His novella "Duel" supplied pretty much a shot-by-shot blueprint for his own screenplay for Steven Spielberg's TV-movie breakthrough of the same name; his story "Little Girl Lost", adapted for Rod Serling's Night Gallery, supplied Spielberg's Poltergeist with its girl who vanished in her own living room. His novel The Shrinking Man spawned two adaptations; the novel I am Legend spawned three official ones and at least one acknowledged unofficial one (Night of the Living Dead) making Matheson the grandfather of the entire zombie genre and of the scientifically plausible vampire sub-genre).

 
The stories here show Matheson in solid, genre-crossing form. Science-fictional horror occurs in "Being" and "Trespass"; nuclear apocalypse spawns both satire ("When Day is Dun", "Pattern for Survival") and elegy ("The Last Day"); at least four stories here would be adapted at least once for television and/or movies ("Steel", "Blood Son" (itself suggesting an unacknowledged source for George Romero's vampire film Martin), "The Funeral" and "Little Girl Lost."

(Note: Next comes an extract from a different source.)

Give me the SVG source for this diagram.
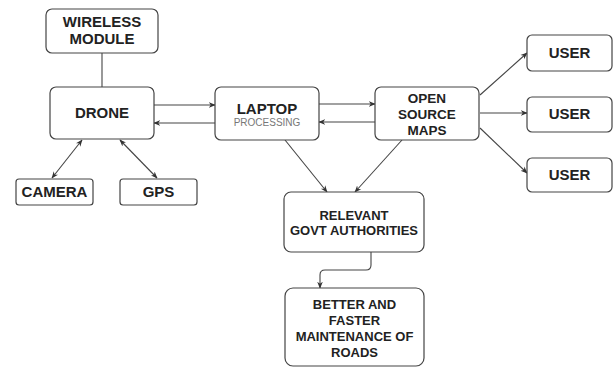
<svg xmlns="http://www.w3.org/2000/svg" width="614" height="367" viewBox="0 0 614 367">
<style>
.box{fill:#fff;stroke:#444;stroke-width:1.2}
.t{font-family:"Liberation Sans",Arial,sans-serif;font-weight:bold;fill:#222;text-anchor:middle}
.f15{font-size:15px}
.f13{font-size:13px}
.sub{font-family:"Liberation Sans",Arial,sans-serif;font-size:10px;fill:#777;text-anchor:middle}
.c{fill:none;stroke:#444;stroke-width:1.1}
</style>
<defs>
<marker id="ah" viewBox="0 0 10 10" refX="9" refY="5" markerWidth="7" markerHeight="7" orient="auto-start-reverse" markerUnits="userSpaceOnUse">
<path d="M0,1 L10,5 L0,9 L3,5 Z" fill="#333"/>
</marker>
</defs>
<rect width="614" height="367" fill="#fff"/>
<g id="connectors">
<line class="c" x1="102" y1="53" x2="102" y2="87"/>
<line class="c" x1="154" y1="105" x2="215" y2="105" marker-end="url(#ah)"/>
<line class="c" x1="215" y1="123" x2="154" y2="123" marker-end="url(#ah)"/>
<line class="c" x1="82" y1="140" x2="52" y2="178" marker-start="url(#ah)" marker-end="url(#ah)"/>
<line class="c" x1="120" y1="140" x2="157" y2="178" marker-start="url(#ah)" marker-end="url(#ah)"/>
<line class="c" x1="319" y1="104" x2="375" y2="104" marker-end="url(#ah)"/>
<line class="c" x1="375" y1="122" x2="319" y2="122" marker-end="url(#ah)"/>
<line class="c" x1="480" y1="95" x2="527" y2="53" marker-end="url(#ah)"/>
<line class="c" x1="480" y1="113" x2="527" y2="113" marker-end="url(#ah)"/>
<line class="c" x1="480" y1="128" x2="527" y2="173" marker-end="url(#ah)"/>
<line class="c" x1="285" y1="140" x2="327" y2="192" marker-end="url(#ah)"/>
<line class="c" x1="402" y1="140" x2="355" y2="192" marker-end="url(#ah)"/>
<path class="c" d="M371,252 V265 Q371,270 366,270 H325 Q320,270 320,275 V288" marker-end="url(#ah)"/>
</g>
<g id="wireless"><rect class="box" x="46" y="9" width="112" height="44" rx="6"/>
<text class="t f15" x="102" y="27">WIRELESS</text><text class="t f15" x="102" y="44">MODULE</text></g>
<g id="drone"><rect class="box" x="50" y="87" width="104" height="52" rx="6"/>
<text class="t f15" x="102" y="118">DRONE</text></g>
<g id="camera"><rect class="box" x="16" y="179" width="77" height="26" rx="3"/>
<text class="t f15" x="54.5" y="197">CAMERA</text></g>
<g id="gps"><rect class="box" x="120" y="179" width="77" height="26" rx="3"/>
<text class="t f15" x="158.5" y="197">GPS</text></g>
<g id="laptop"><rect class="box" x="215" y="87" width="104" height="53" rx="6"/>
<text class="t f15" x="267" y="114">LAPTOP</text><text class="sub" x="267" y="126">PROCESSING</text></g>
<g id="osm"><rect class="box" x="375" y="87" width="104" height="53" rx="6"/>
<text class="t" style="font-size:13.5px" x="427" y="103">OPEN</text>
<text class="t" style="font-size:13.5px" x="427" y="119">SOURCE</text>
<text class="t" style="font-size:13.5px" x="427" y="135">MAPS</text></g>
<g id="user1"><rect class="box" x="527" y="35" width="85" height="36" rx="5"/>
<text class="t f15" x="569.5" y="58">USER</text></g>
<g id="user2"><rect class="box" x="527" y="97" width="85" height="35" rx="5"/>
<text class="t f15" x="569.5" y="119">USER</text></g>
<g id="user3"><rect class="box" x="527" y="158" width="85" height="34" rx="5"/>
<text class="t f15" x="569.5" y="180">USER</text></g>
<g id="govt"><rect class="box" x="284" y="192" width="140" height="60" rx="7"/>
<text class="t f13" x="354" y="220">RELEVANT</text>
<text class="t f13" x="354" y="235">GOVT AUTHORITIES</text></g>
<g id="better"><rect class="box" x="285" y="288" width="139" height="78" rx="8"/>
<text class="t f13" x="354.5" y="309">BETTER AND</text>
<text class="t f13" x="354.5" y="325">FASTER</text>
<text class="t f13" x="354.5" y="341">MAINTENANCE OF</text>
<text class="t f13" x="354.5" y="357">ROADS</text></g>
</svg>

Matheson established his plain prose style, shot through with startling images and turns of phrase, pretty early, but it was his ability to find new horrors, and new combinations of horrors, thrills and genre concepts, that made him so invaluable -- he helped firmly establish the American supernatural tale both in terms of pure science fiction and in terms of finding new ways to present old horrors such as vampires and werewolves and haunted houses. And he could be funny, as he is here in "When Day is Dun", "Pattern For Survival" and "The Funeral." A brilliant, influential writer caught at the prolific beginning of a half-century career. Highly recommended.